From the first line of the data down to and including the line with "GRID = '#e5e5e5'", copy everything exactly, leaving out pictures.

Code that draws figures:
-*-*-

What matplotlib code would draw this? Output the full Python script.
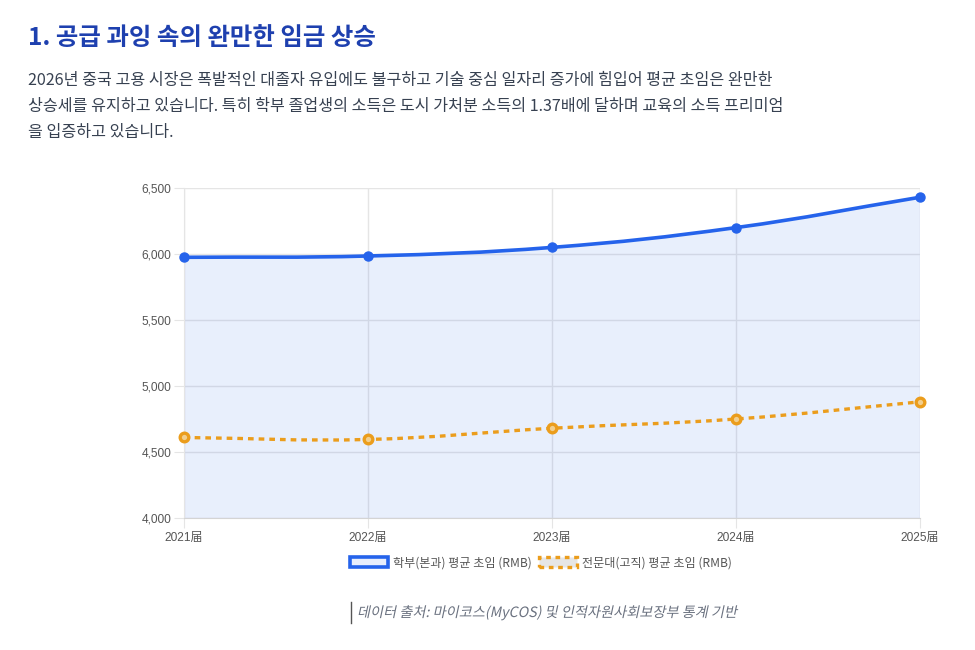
import numpy as np
import matplotlib
matplotlib.use("Agg")
import matplotlib.pyplot as plt
from matplotlib.path import Path
from matplotlib.patches import PathPatch, Patch
from matplotlib.lines import Line2D
from matplotlib.textpath import TextPath
from matplotlib.font_manager import FontProperties
from matplotlib.transforms import Affine2D

plt.rcParams['font.family'] = ['Noto Sans CJK KR', 'DejaVu Sans']

# 데이터
years = ['2021届', '2022届', '2023届', '2024届', '2025届']
bachelor = [5975, 5985, 6050, 6200, 6430]
junior = [4610, 4595, 4680, 4750, 4880]
labels = ['학부(본과) 평균 초임 (RMB)', '전문대(고직) 평균 초임 (RMB)']

title = '1. 공급 과잉 속의 완만한 임금 상승'
body = ['2026년 중국 고용 시장은 폭발적인 대졸자 유입에도 불구하고 기술 중심 일자리 증가에 힘입어 평균 초임은 완만한',
        '상승세를 유지하고 있습니다. 특히 학부 졸업생의 소득은 도시 가처분 소득의 1.37배에 달하며 교육의 소득 프리미엄',
        '을 입증하고 있습니다.']
source = '데이터 출처: 마이코스(MyCOS) 및 인적자원사회보장부 통계 기반'

BLUE = '#2563eb'
ORANGE = '#eb9d1c'
GRID = '#e5e5e5'


def smooth_path(ax, xs, ys, tension=0.4):
    # Chart.js 스타일 베지어 곡선 (픽셀 공간에서 제어점 계산)
    pts = ax.transData.transform(np.column_stack([xs, ys]))
    n = len(pts)
    verts = [pts[0]]
    codes = [Path.MOVETO]
    cps = []
    for i in range(n):
        prev = pts[max(i - 1, 0)]
        cur = pts[i]
        nxt = pts[min(i + 1, n - 1)]
        d01 = np.hypot(*(cur - prev))
        d12 = np.hypot(*(nxt - cur))
        tot = d01 + d12 if d01 + d12 > 0 else 1
        fa = tension * d01 / tot
        fb = tension * d12 / tot
        cps.append((cur - fa * (nxt - prev), cur + fb * (nxt - prev)))
    for i in range(n - 1):
        verts += [cps[i][1], cps[i + 1][0], pts[i + 1]]
        codes += [Path.CURVE4] * 3
    verts = ax.transData.inverted().transform(np.array(verts))
    return verts, codes


fig = plt.figure(figsize=(9.75, 6.5), dpi=100)
ax = fig.add_axes([184 / 975, 1 - 518 / 650, 736 / 975, 330 / 650])

x = np.arange(len(years))
ax.set_xlim(0, len(years) - 1)
ax.set_ylim(4000, 6500)

# 학부 곡선 + 채우기
verts, codes = smooth_path(ax, x, bachelor)
fill_verts = np.vstack([verts, [[x[-1], 4000], [x[0], 4000], verts[0]]])
fill_codes = codes + [Path.LINETO, Path.LINETO, Path.CLOSEPOLY]
ax.add_patch(PathPatch(Path(fill_verts, fill_codes), facecolor=BLUE, alpha=0.1,
                       edgecolor='none', zorder=1))
ax.add_patch(PathPatch(Path(verts, codes), facecolor='none', edgecolor=BLUE,
                       linewidth=2.6, zorder=3, capstyle='round'))
ax.plot(x, bachelor, linestyle='none', marker='o', markersize=6.5,
        markerfacecolor=BLUE, markeredgecolor=BLUE, zorder=4, clip_on=False)

# 전문대 곡선 (점선)
verts2, codes2 = smooth_path(ax, x, junior)
ax.add_patch(PathPatch(Path(verts2, codes2), facecolor='none', edgecolor=ORANGE,
                       linewidth=2.4, linestyle=(0, (1.7, 1.5)), zorder=3))
ax.plot(x, junior, linestyle='none', marker='o', markersize=6.2,
        markerfacecolor='#f2cf8e', markeredgecolor=ORANGE, markeredgewidth=2.4,
        zorder=4, clip_on=False)

# 축 스타일
ax.set_xticks(x)
ax.set_xticklabels(years)
ax.set_yticks([4000, 4500, 5000, 5500, 6000, 6500])
ax.set_yticklabels([f'{v:,}' for v in [4000, 4500, 5000, 5500, 6000, 6500]])
ax.grid(True, color=GRID, linewidth=1, zorder=0)
ax.set_axisbelow(True)
for s in ['top', 'right']:
    ax.spines[s].set_visible(False)
ax.spines['left'].set_color(GRID)
ax.spines['bottom'].set_color('#d4d4d4')
ax.tick_params(axis='both', length=7, color=GRID, labelsize=8.6, labelcolor='#555555')
ax.tick_params(axis='y', pad=2)
ax.tick_params(axis='x', pad=3)
for lab in ax.get_xticklabels() + ax.get_yticklabels():
    lab.set_family(['Liberation Sans', 'Noto Sans CJK KR'])

# 범례
handles = [Patch(facecolor='#e8eefc', edgecolor=BLUE, linewidth=2.6),
           Patch(facecolor='#e6e6e6', edgecolor=ORANGE, linewidth=2.4,
                 linestyle=(0, (1.4, 1.4)))]
fig.legend(handles, labels, loc='center', bbox_to_anchor=(541 / 975, 1 - 563 / 650),
           ncol=2, frameon=False, fontsize=8.7, handlelength=3.1, handleheight=0.9,
           columnspacing=0.6, handletextpad=0.45, labelcolor='#555555')

# 제목과 설명
fig.text(28 / 975, 1 - 38 / 650, title, fontsize=17.6, fontweight='bold',
         color='#1e40af', va='center', ha='left')
for i, line in enumerate(body):
    fig.text(28 / 975, 1 - (80 + 26.5 * i) / 650, line, fontsize=11.6,
             color='#374151', va='center', ha='left')

# 출처 (기울임꼴 흉내: 글자 경로에 기울기 적용)
tp = TextPath((0, 0), source, size=14.2, prop=FontProperties(family='Noto Sans CJK KR'))
skew = Affine2D().skew_deg(12, 0).translate(357, 650 - 617)
fig.add_artist(PathPatch(tp, transform=skew, facecolor='#6b7280', edgecolor='none'))
fig.add_artist(Line2D([351 / 975, 351 / 975], [1 - 602 / 650, 1 - 623 / 650],
                      color='#555555', linewidth=1, transform=fig.transFigure))

fig.savefig('out.png', dpi=100)
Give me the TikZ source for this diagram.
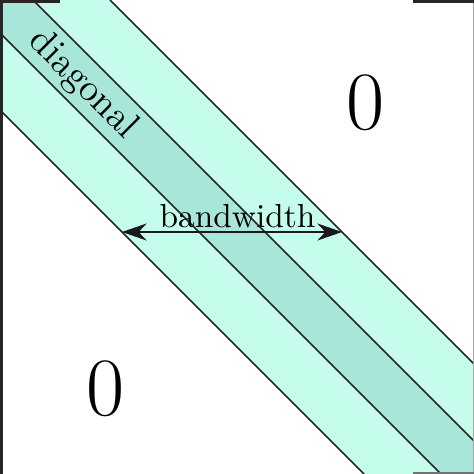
\documentclass[tikz,border=0pt]{standalone}
\usetikzlibrary{arrows.meta}
\definecolor{bandlight}{RGB}{197,253,237}
\definecolor{banddark}{RGB}{168,230,218}
\tikzset{
  edge/.style={draw=black!85, line width=0.45pt},
  bracket/.style={draw=black!85, line width=0.9pt},
  faint/.style={draw=black!35, line width=0.4pt},
  zero/.style={font=\Huge, inner sep=0pt},
  lbl/.style={font=\normalsize, inner sep=0pt},
  dim/.style={draw=black!90, line width=0.6pt, {Stealth[length=2.6mm,width=1.8mm]}-{Stealth[length=2.6mm,width=1.8mm]}}
}
\begin{document}
\begin{tikzpicture}[x=0.3pt,y=-0.3pt]
\useasboundingbox (0,0) rectangle (474,474);
% band
\fill[bandlight] (0,0) -- (110,0) -- (474,364) -- (474,474) -- (364,474) -- (0,110) -- cycle;
\fill[banddark] (0,0) -- (33,0) -- (474,441) -- (474,474) -- (441,474) -- (0,33) -- cycle;
\draw[edge] (110,0) -- (474,364);
\draw[edge] (0,110) -- (364,474);
\draw[edge] (33,0) -- (474,441);
\draw[edge] (0,33) -- (441,474);
% matrix brackets
\draw[bracket] (60,1.5) -- (1.5,1.5) -- (1.5,474);
\draw[bracket] (413,1.5) -- (474,1.5);
\draw[faint] (473.3,3) -- (473.3,474);
\draw[draw=black!55, line width=0.5pt] (413,473.2) -- (474,473.2);
% labels
\node[lbl, font=\fontsize{11.5}{14}\selectfont, rotate=-45] (diag) at (83,85) {diagonal};
\node[zero] (zeroTR) at (365.5,103) {0};
\node[zero] (zeroBL) at (106,389) {0};
% bandwidth
\coordinate (bwL) at (122,232);
\coordinate (bwR) at (342,232);
\draw[dim] (bwL) -- (bwR);
\node[lbl, anchor=base] (bw) at (237.5,227) {bandwidth};
\end{tikzpicture}
\end{document}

-*-*-

### Result
What matplotlib code would draw this? Output the full Python script.
import numpy as np
import matplotlib
matplotlib.use("Agg")
import matplotlib.pyplot as plt
from matplotlib.path import Path
from matplotlib.patches import PathPatch, Patch
from matplotlib.lines import Line2D
from matplotlib.textpath import TextPath
from matplotlib.font_manager import FontProperties
from matplotlib.transforms import Affine2D

plt.rcParams['font.family'] = ['Noto Sans CJK KR', 'DejaVu Sans']

# 데이터
years = ['2021届', '2022届', '2023届', '2024届', '2025届']
bachelor = [5975, 5985, 6050, 6200, 6430]
junior = [4610, 4595, 4680, 4750, 4880]
labels = ['학부(본과) 평균 초임 (RMB)', '전문대(고직) 평균 초임 (RMB)']

title = '1. 공급 과잉 속의 완만한 임금 상승'
body = ['2026년 중국 고용 시장은 폭발적인 대졸자 유입에도 불구하고 기술 중심 일자리 증가에 힘입어 평균 초임은 완만한',
        '상승세를 유지하고 있습니다. 특히 학부 졸업생의 소득은 도시 가처분 소득의 1.37배에 달하며 교육의 소득 프리미엄',
        '을 입증하고 있습니다.']
source = '데이터 출처: 마이코스(MyCOS) 및 인적자원사회보장부 통계 기반'

BLUE = '#2563eb'
ORANGE = '#eb9d1c'
GRID = '#e5e5e5'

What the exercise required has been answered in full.